KUDUS (SALAM-ONLINE): Jenazah Bayu Stianto alias Ustadz Harun yang meninggal dalam penggerebekan Densus 88 Mabes Polri di rumah kontrakan di Dusun Kembaran, Desa Ungaran, Kecamatan Kutowinangun, Kabupaten Kebumen, Kamis (9/5/ 2013) tiba di kampung halamannya, Desa Hadipolo Rt 5 Rw I Kecamatan Jekolo Kabupaten Kudus, Jawa Tengah, Jumat (24/5/ 2013) sekitar pukul 03.00 WIB dini hari.
Jenazah dishalatkan di masjid Baitul Makmur dan dimakamkan di pemakaman Ploso yang berjarak sekitar 500 meter dari kediaman Bayu, diiringi ratusan orang yang merupakan rekan dan kerabat Bayu serta beberapa warga desa setempat. Sepanjang perjalanan takbir berkumandang.
Spanduk bertuliskan “Ahlan Wa Sahlan Kafilah Syuhada Ustaz Harun atau Bayu Setianto Rohimahullah, Semoga Allah Subhanahu Wata’ala Menerimanya sebagai Syuhada” juga ikut menyambut kedatangan Bayu. Ada juga spanduk bertuliskan “Selamat Datang Mujahid, Kami Akan Meneruskan Perjuanganmu” dan “Mereka Mujahid, bukan TERORIS” yang terpasang di gang masuk menuju rumah bayu.
Jenazah Ustadz Harun tak Ada Luka Tembak
Seperti halnya jenazah Basari yang gugur dalam penggerebekan terduga “teroris” di Kabumen, Kamis (9/5/2013), menurut kesaksian dan sumber yang berada di RS Sukanto Jakarta, Kamis (24/5 2013), jasad Ustadz Harun pun tidak ditemukan luka tembak. Tetapi punggungnya memar, kepala bagian kiri, termasuk matanya hancur, telinganya pecah dan ada jahitan. Mata kanan ringsek ke belakang.
ISAC Pertanyakan Sikap Pembiaran Presiden SBY
Menurut catatan The Islamic Study and Action Center (ISAC), kejadian penyiksaan ataupun tembak mati terduka “teroris” sudah massif dan berdampak luas. Sejak dari Malang, Wonosobo, Sukoharjo, Poso, Bima, Solo, Medan, Bekasi dan Bandung, tampak bentuk represif dan militeristik Densus 88.
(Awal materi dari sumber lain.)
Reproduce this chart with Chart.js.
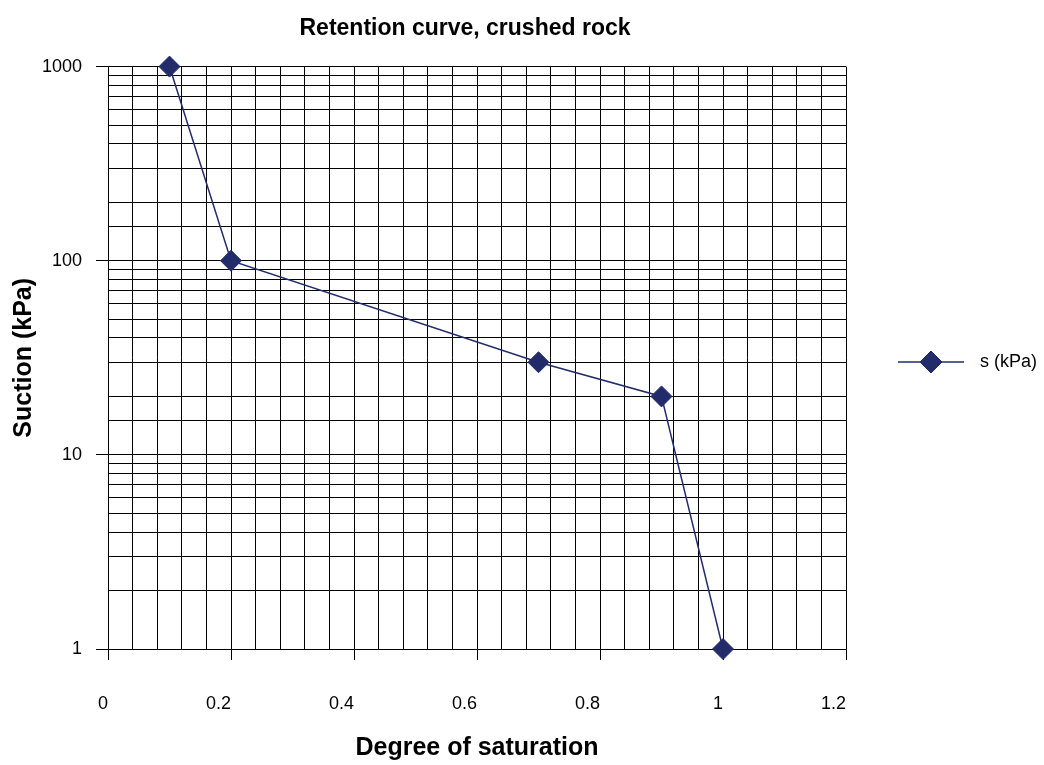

“Fakta-fakta ini mungkin bisa berlanjut ketika SOP Densus dalam hal tembak mati tetap dipertahankan,” ujar Sekjen ISAC, Endro Sudarsono, S.Pd, dalam rilisnya kepada salam-online, Jumat (24/5/2013).
Endro menyayangkan, saran, kritik, rekomendasi, nasihat dari Komnas HAM, DPR RI, LSM, Ormas, Kampus, Tokoh Agama maupun MUI, ternyata tidak mampu mengubah paradigma Densus 88 dalam penanganan “terorisme” di Indonesia. Sementara itu, menurutnya, Presiden SBY terkesan melakukan pembiaran atas perilaku Densus 88.
“Berbeda sekali ketika Presiden SBY menyikapi oknum Kopassus dalam masalah di LP Cebongan. Semestinya Densus 88 pun tidak kebal hukum, walaupun mendapat sponsor dari Amerika dan Australia,” ujarnya.